WHILE Singapore Airlines's imminent purchase of a stake in China Eastern Airlines (Stock Code: 600115) will help fill both firms' ambitions, industry analysts are concerned the partnership may not create as much synergy as the Air China-Cathay Pacific Airways link.
"The deal will certainly boost China Eastern's performance with financial support and advanced management expertise," said Ma Ying, an analyst with Haitong Securities.
"SIA also needs to entrench its role in China and this is the perfect chance for long-term high growth in China," she added.

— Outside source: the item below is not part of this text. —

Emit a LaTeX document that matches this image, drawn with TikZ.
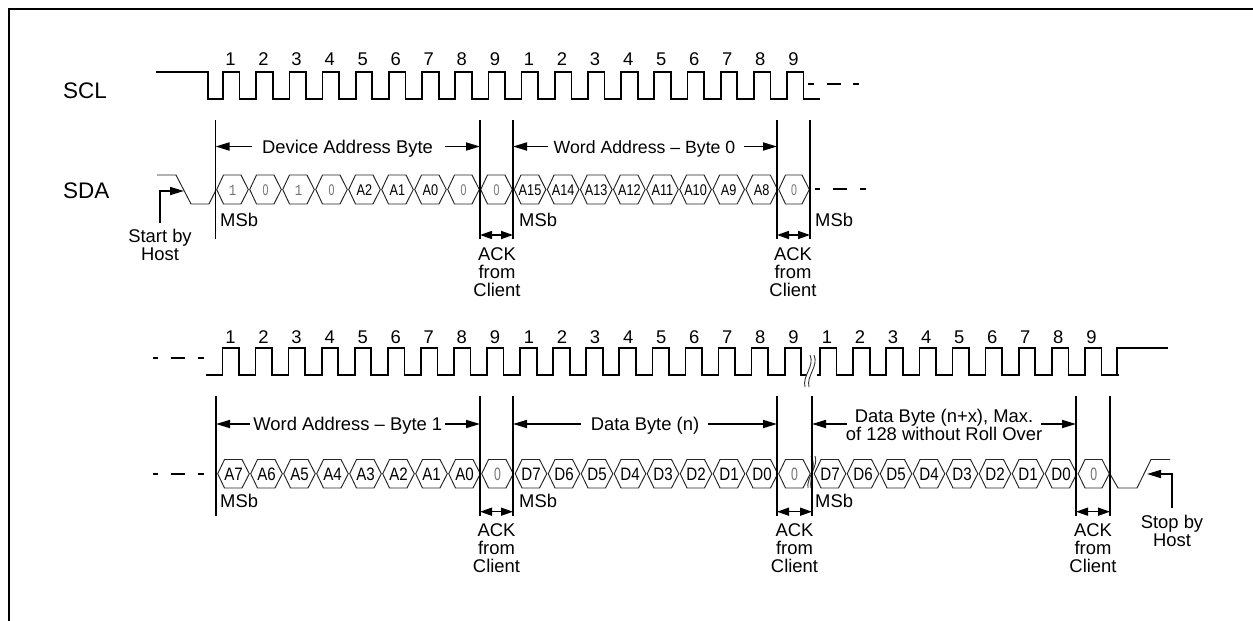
\documentclass[tikz,border=0pt]{standalone}
\usepackage{fontspec}
\setmainfont{Liberation Sans}
\newfontfamily\hexfont[FakeStretch=0.82]{Liberation Sans}
\newfontfamily\hexfontb[FakeStretch=0.84]{Liberation Sans}
\newfontfamily\bitfont[FakeStretch=0.8]{Liberation Mono}
\newfontfamily\zerofont[FakeStretch=0.68]{Liberation Sans}
\usetikzlibrary{arrows.meta,calc}
\definecolor{bitgray}{gray}{0.45}
\newcommand{\Bb}[1]{{\color{bitgray}\bitfont #1}}
\newcommand{\Bz}{{\color{bitgray}\zerofont 0}}
\tikzset{
  frameline/.style={line width=2pt,black},
  wave/.style={line width=1.7pt,black,line cap=rect,line join=miter},
  thinwave/.style={line width=0.95pt,black!85},
  barline/.style={line width=1.8pt,black},
  dashseg/.style={line width=1.7pt,black},
  arrowline/.style={line width=1.7pt,black,-{Triangle[length=14pt,width=8pt]}},
  ackarrow/.style={line width=1.5pt,black,{Triangle[length=12pt,width=8pt]}-{Triangle[length=12pt,width=8pt]}},
  breakline/.style={line width=0.9pt,black!80},
  lab/.style={inner sep=0pt,font=\fontsize{18.4}{18}\selectfont,text height=13pt,text depth=0pt},
  multi/.style={inner sep=0pt,font=\fontsize{18.4}{18}\selectfont,align=center,anchor=north},
  sig/.style={inner sep=0pt,font=\fontsize{22.5}{22.5}\selectfont,anchor=west,text height=16pt,text depth=0pt},
  hexlab/.style={inner sep=0pt,font=\hexfont\fontsize{15.5}{15.5}\selectfont,text height=11pt,text depth=0pt},
  hexlabbig/.style={hexlab/.style={inner sep=0pt,font=\hexfontb\fontsize{18}{18}\selectfont,text height=13pt,text depth=0pt}},
}
% pulses: x0 period count high low
\newcommand{\pulses}[5]{%
  \foreach \i in {1,...,#3}{%
    \pgfmathsetmacro{\xa}{#1+(\i-1)*#2}%
    \pgfmathsetmacro{\xb}{\xa+#2*0.5}%
    \pgfmathsetmacro{\xc}{\xa+#2}%
    \draw[wave] (\xa,#5) -- (\xa,#4) -- (\xb,#4) -- (\xb,#5) -- (\xc,#5);
  }%
}
% numbers 1..9: prefix x0 period y
\newcommand{\nums}[4]{%
  \foreach \i in {1,...,9}{%
    \pgfmathsetmacro{\xa}{#2+(\i-1)*#3}%
    \node[lab] (#1\i) at (\xa,#4) {\i};
  }%
}
% hexagon: name xl xr ytop ybot label
\newcommand{\hexa}[6]{%
  \pgfmathsetmacro{\ym}{(#4+#5)/2}%
  \draw[thinwave] (#2+0.7,\ym) -- (#2+7.5,#4) -- (#3-8,#4) -- (#3-0.7,\ym) -- (#3-8,#5) -- (#2+7.5,#5) -- cycle;
  \pgfmathsetmacro{\xm}{(#2+#3)/2}%
  \node[hexlab] (#1) at (\xm,\ym) {#6};
}
% row of hexes: prefix x0 period ytop ybot list
\newcommand{\hexrow}[6]{%
  \foreach \t [count=\i from 0] in {#6}{%
    \pgfmathsetmacro{\xl}{#2+\i*#3}%
    \pgfmathsetmacro{\xr}{\xl+#3}%
    \hexa{#1\i}{\xl}{\xr}{#4}{#5}{\t}
  }%
}
\begin{document}
\begin{tikzpicture}[x=1pt,y=-1pt]
\useasboundingbox (0,0) rectangle (1253,621);
\fill[white] (0,0) rectangle (1253,621);
% frame
\coordinate (fa) at (9,621);
\coordinate (fb) at (9,9);
\coordinate (fc) at (1253,9);
\draw[frameline] (fa) -- (fb) -- (fc);

% signal names
\node[sig] (scl) at (63,90) {SCL};
\node[sig] (sda) at (63,190) {SDA};

% --- first row: SCL
\draw[wave] (157,72) -- (208,72) -- (208,98.7) -- (223,98.7);
\pulses{223}{33.18}{17}{72}{98.7}
\draw[wave] (787,98.7) -- (787,72) -- (803.5,72) -- (803.5,98.7) -- (819,98.7);
\nums{ua}{230.5}{33.05}{59}
\nums{ub}{529}{33.05}{59}
\draw[dashseg] (808,84) -- (814,84) (827,84) -- (841,84) (853,84) -- (859,84);

% --- first row: SDA
\draw[thinwave] (157,175) -- (176,175) -- (191,204) -- (209,204) -- (216,190);
\hexrow{ha}{216}{33}{175}{204}{\Bb{1},\Bz,\Bb{1},\Bz,A2,A1,A0,\Bz,\Bz}
\hexrow{hb}{513.5}{33.1}{175}{204}{A15,A14,A13,A12,A11,A10,A9,A8}
\hexa{hc}{778}{810}{175}{204}{\Bz}
\draw[dashseg] (815,189) -- (820,189) (833,189) -- (847,189) (860,189) -- (866,189);

% bars first row
\foreach \n/\x in {a/215.5,b/480,c/513,d/777,e/810}{
  \coordinate (u\n t) at (\x,120);
  \coordinate (u\n b) at (\x,239);
  \draw[barline] (u\n t) -- (u\n b);
}
\node[lab] (dab) at (347.5,146.5) {Device Address Byte};
\draw[arrowline] ([xshift=-10pt]dab.west) -- (dab.west -| uat);
\draw[arrowline] ([xshift=12pt]dab.east) -- (dab.east -| ubt);
\node[lab,font=\fontsize{17.7}{18}\selectfont] (wa0) at (644.5,146.5) {Word Address – Byte 0};
\draw[arrowline] ([xshift=-5pt]wa0.west) -- (wa0.west -| uct);
\draw[arrowline] ([xshift=8pt]wa0.east) -- (wa0.east -| udt);
\node[lab,anchor=west] (ma1) at (220,220) {MSb};
\node[lab,anchor=west] (ma2) at (519,219.5) {MSb};
\node[lab,anchor=west] (ma3) at (815,219.5) {MSb};
\coordinate (ak1) at (480,235); \coordinate (ak2) at (513,235);
\coordinate (ak3) at (777,235); \coordinate (ak4) at (810,235);
\draw[ackarrow] (ak1) -- (ak2);
\draw[ackarrow] (ak3) -- (ak4);
\node[multi] (ac1) at (497,247.5) {ACK\\from\\Client};
\node[multi] (ac2) at (793,247.5) {ACK\\from\\Client};
\node[multi] (start) at (160,228.5) {Start by\\Host};
\coordinate (starttip) at (184,191);
\draw[arrowline] ([yshift=6pt]start.north) |- (starttip);

% --- second row: SCL
\draw[dashseg] (153,357.7) -- (158,357.7) (171,357.7) -- (185,357.7) (198,357.7) -- (204,357.7);
\draw[wave] (207,374.7) -- (222.5,374.7);
\pulses{222.5}{33.07}{18}{348}{374.7}
\draw[wave] (817,374.7) -- (820,374.7);
\pulses{820}{33.12}{9}{348}{374.7}
\draw[wave] (1116.7,374.7) -- (1116.7,348) -- (1167,348);
% break marks
\fill[white] (806.5,372) rectangle (817,377);
\draw[breakline] (810,355) .. controls (815,366) and (802,376) .. (805,387);
\draw[breakline] (814,355) .. controls (819,366) and (806,376) .. (809,387);
\nums{la}{230.5}{33.05}{337}
\nums{lb}{529}{33.05}{337}
\nums{lc}{827}{33.05}{337}

% --- second row: SDA
\draw[dashseg] (153,474) -- (158,474) (171,474) -- (185,474) (198,474) -- (204,474);
\begin{scope}[hexlabbig]
\hexrow{hd}{217}{33}{459.5}{488}{A7,A6,A5,A4,A3,A2,A1,A0,\Bz}
\hexrow{he}{514.5}{33}{459.5}{488}{D7,D6,D5,D4,D3,D2,D1,D0}
\hexa{hf}{778}{811}{459.5}{488}{\Bz}
\hexrow{hg}{813.5}{33}{459.5}{488}{D7,D6,D5,D4,D3,D2,D1,D0}
\hexa{hh}{1077.5}{1110}{459.5}{488}{\Bz}
\end{scope}
\draw[thinwave] (1110,474) -- (1118,488) -- (1137,488) -- (1151,459.5) -- (1170,459.5);
\draw[breakline] (811,456) .. controls (817,466) and (809,478) .. (811,488);
\draw[breakline] (815,456) .. controls (819,466) and (806,478) .. (808,488);

\foreach \n/\x in {a/216,b/480,c/513,d/777,e/812,f/1076,g/1110}{
  \coordinate (l\n t) at (\x,396);
  \coordinate (l\n b) at (\x,515.7);
  \draw[barline] (l\n t) -- (l\n b);
}
\node[lab] (wa1) at (347.8,424) {Word Address – Byte 1};
\draw[arrowline] ([xshift=-3pt]wa1.west) -- (wa1.west -| lat);
\draw[arrowline] ([xshift=3pt]wa1.east) -- (wa1.east -| lbt);
\node[lab] (dbn) at (645,424) {Data Byte (n)};
\draw[arrowline] ([xshift=-10pt]dbn.west) -- (dbn.west -| lct);
\draw[arrowline] ([xshift=9pt]dbn.east) -- (dbn.east -| ldt);
\node[multi] (dbx) at (944,408.5) {Data Byte (n+x), Max.\\of 128 without Roll Over};
\coordinate (dxl) at (847,424);
\coordinate (dxr) at (1041,424);
\draw[arrowline] (dxl) -- (dxl -| let);
\draw[arrowline] (dxr) -- (dxr -| lft);
\node[lab,anchor=west] (mb1) at (220,501) {MSb};
\node[lab,anchor=west] (mb2) at (519,501) {MSb};
\node[lab,anchor=west] (mb3) at (815,501) {MSb};
\coordinate (bk1) at (480,511.7); \coordinate (bk2) at (513,511.7);
\coordinate (bk3) at (777,511.7); \coordinate (bk4) at (812,511.7);
\coordinate (bk5) at (1076,511.7); \coordinate (bk6) at (1110,511.7);
\draw[ackarrow] (bk1) -- (bk2);
\draw[ackarrow] (bk3) -- (bk4);
\draw[ackarrow] (bk5) -- (bk6);
\node[multi] (ad1) at (496.5,523.5) {ACK\\from\\Client};
\node[multi] (ad2) at (794.5,523.5) {ACK\\from\\Client};
\node[multi] (ad3) at (1093,523.5) {ACK\\from\\Client};
\node[multi] (stop) at (1172,515.2) {Stop by\\Host};
\coordinate (stoptip) at (1147,474);
\draw[arrowline] ([yshift=7pt]stop.north) |- (stoptip);
\end{tikzpicture}
\end{document}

As the final deal awaits approval from the State-owned Assets Supervision and Administration Commission, media reports have said Singapore Airlines and its parent Temasek Holdings Pte may pay about US$930 million for a combined stake of about 24 percent, citing people involved in the talks.

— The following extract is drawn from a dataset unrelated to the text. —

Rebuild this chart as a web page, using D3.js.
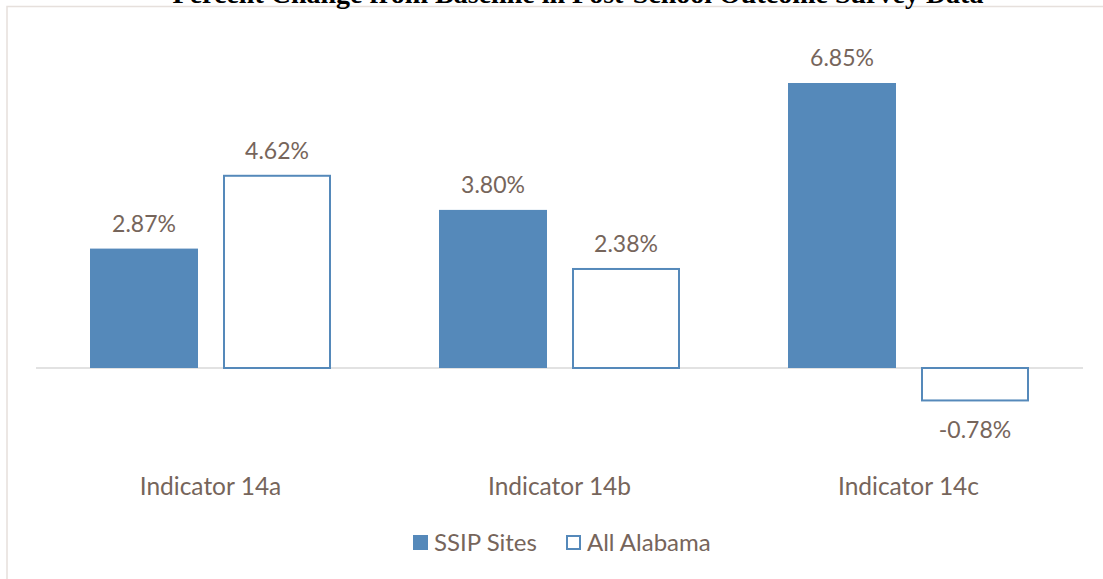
<!DOCTYPE html>
<meta charset="utf-8">
<style>
body { margin: 0; background: #fff; }
text { font-family: Lato, "Open Sans", sans-serif; fill: #76655b; }
.title { font-family: "Liberation Serif", serif; font-weight: bold; fill: #000; }
</style>
<svg width="1103" height="579"></svg>
<script src="https://d3js.org/d3.v7.min.js"></script>
<script>

var categories = ["Indicator 14a", "Indicator 14b", "Indicator 14c"],
    seriesNames = ["SSIP Sites", "All Alabama"],
    ssip = [2.87, 3.80, 6.85],
    allAlabama = [4.62, 2.38, -0.78];

var svg = d3.select("svg"),
    blue = "#5589ba";

// chart frame, mostly off the picture
svg.append("rect")
    .attr("x", 7).attr("y", 6.5)
    .attr("width", 1110).attr("height", 600)
    .attr("fill", "none")
    .attr("stroke", "#e6e0dc")
    .attr("stroke-width", 1.5);

// title, clipped by the top edge as in the source
svg.append("text")
    .attr("class", "title")
    .attr("x", 578).attr("y", 3)
    .attr("text-anchor", "middle")
    .style("font-size", "28px")
    .text("Percent Change from Baseline in Post-School Outcome Survey Data");

var x = d3.scaleBand()
    .domain(categories)
    .range([36, 1083]);

var x1 = d3.scaleBand()
    .domain(seriesNames)
    .range([0, x.bandwidth()])
    .paddingInner(0.188)
    .paddingOuter(0.406);

var y = d3.scaleLinear()
    .domain([0, 6.85])
    .range([368, 83]);

var flat = [];
categories.forEach(function(c, i) {
  flat.push({ cat: c, key: seriesNames[0], v: ssip[i] });
  flat.push({ cat: c, key: seriesNames[1], v: allAlabama[i] });
});

// zero line
svg.append("line")
    .attr("x1", 36).attr("x2", 1083)
    .attr("y1", y(0)).attr("y2", y(0))
    .attr("stroke", "#d9d9d9")
    .attr("stroke-width", 1.5);

svg.selectAll("rect.bar")
  .data(flat)
  .enter().append("rect")
    .attr("class", "bar")
    .attr("x", function(d) { return x(d.cat) + x1(d.key) + (d.key === seriesNames[1] ? 1 : 0); })
    .attr("width", function(d) { return x1.bandwidth() - (d.key === seriesNames[1] ? 2 : 0); })
    .attr("y", function(d) { return y(Math.max(0, d.v)); })
    .attr("height", function(d) { return Math.abs(y(d.v) - y(0)); })
    .attr("fill", function(d) { return d.key === seriesNames[0] ? blue : "#fff"; })
    .attr("stroke", function(d) { return d.key === seriesNames[0] ? "none" : blue; })
    .attr("stroke-width", 2);

svg.selectAll("text.val")
  .data(flat)
  .enter().append("text")
    .attr("class", "val")
    .attr("x", function(d) { return x(d.cat) + x1(d.key) + x1.bandwidth() / 2; })
    .attr("y", function(d) { return d.v >= 0 ? y(d.v) - 17 : y(d.v) + 38; })
    .attr("text-anchor", "middle")
    .style("font-size", "23px")
    .text(function(d) { return d.v.toFixed(2) + "%"; });

svg.selectAll("text.cat")
  .data(categories)
  .enter().append("text")
    .attr("class", "cat")
    .attr("x", function(d) { return x(d) + x.bandwidth() / 2; })
    .attr("y", 495)
    .attr("text-anchor", "middle")
    .style("font-size", "24.5px")
    .text(function(d) { return d; });

// legend
var legend = svg.append("g");
var lx = [413, 566];
seriesNames.forEach(function(s, i) {
  legend.append("rect")
      .attr("x", lx[i] + (i ? 1 : 0)).attr("y", 535 + (i ? 1 : 0))
      .attr("width", i ? 13 : 15).attr("height", i ? 13 : 15)
      .attr("fill", i ? "#fff" : blue)
      .attr("stroke", i ? blue : "none")
      .attr("stroke-width", 2);
  legend.append("text")
      .attr("x", lx[i] + 21).attr("y", 551)
      .style("font-size", "24px")
      .text(s);
});

</script>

SIA may pay about US$600 million, indicating it may take less than 20 percent of the only listed loss-making carrier in China.

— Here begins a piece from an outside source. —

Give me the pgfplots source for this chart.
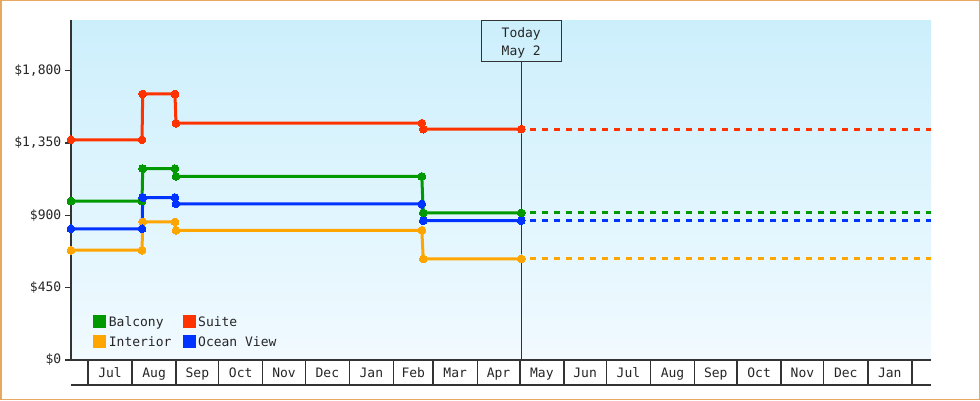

China Eastern, which lost 2.78 billion yuan (US$362.4 billion) last year, is in need of a foreign partner to help guide its turnaround and capitalize on the enormous opportunities presented by its base in Shanghai, China's economic engine.
SIA is sitting on more than US$2.5 billion in cash and has indicated that China is a priority investment target with a market expected to grow fivefold by 2025.
"The alliance will help China Eastern fend off competition from Air China, China Southern Airlines and others," said Ji Lijun, an analyst with Shanghai Securities.
But their flight resources are not as complementary as that of Air China and Cathay, and it will not be easy for China Eastern to quickly adopt internationally advanced management, industry officials said.
Singapore is an ideal transfer link between Europe and Australia.
Meanwhile, Shanghai is a good transfer hub for flights to and from Asia to North America, they said.
Although Singapore Airlines' international flights via Shanghai can be transferred easier with China Eastern's network, domestic flights usually use Hong Kong as a transfer point, Ma said.
Air China operates flights linking Europe and North America to Beijing while Cathay has strength in South America and Southeast Asia. The linkage complements each other's network, she said.
Potential financial risks may have persuaded Singapore Airlines to co-invest with Temasek.
"Were Singapore Airlines to take less than a 20 percent equity stake in China Eastern, it would not have to account for the loss from China Eastern as it restructures the carrier," said Chin Y. Lim with Morgan Stanley Research Asia Pacific.
"However, with a co-investor aligned solely with SIA, the carrier would be in the sweet position of having effective strategic control without paying significant upfront capital and assuming initial associated losses."
Chinese carriers flew 160 million passengers last year, 15 percent more than in 2005, according to the General Administration of Civil Aviation. China's economy has grown at least 10 percent in each of the past four years, making travel affordable to more people.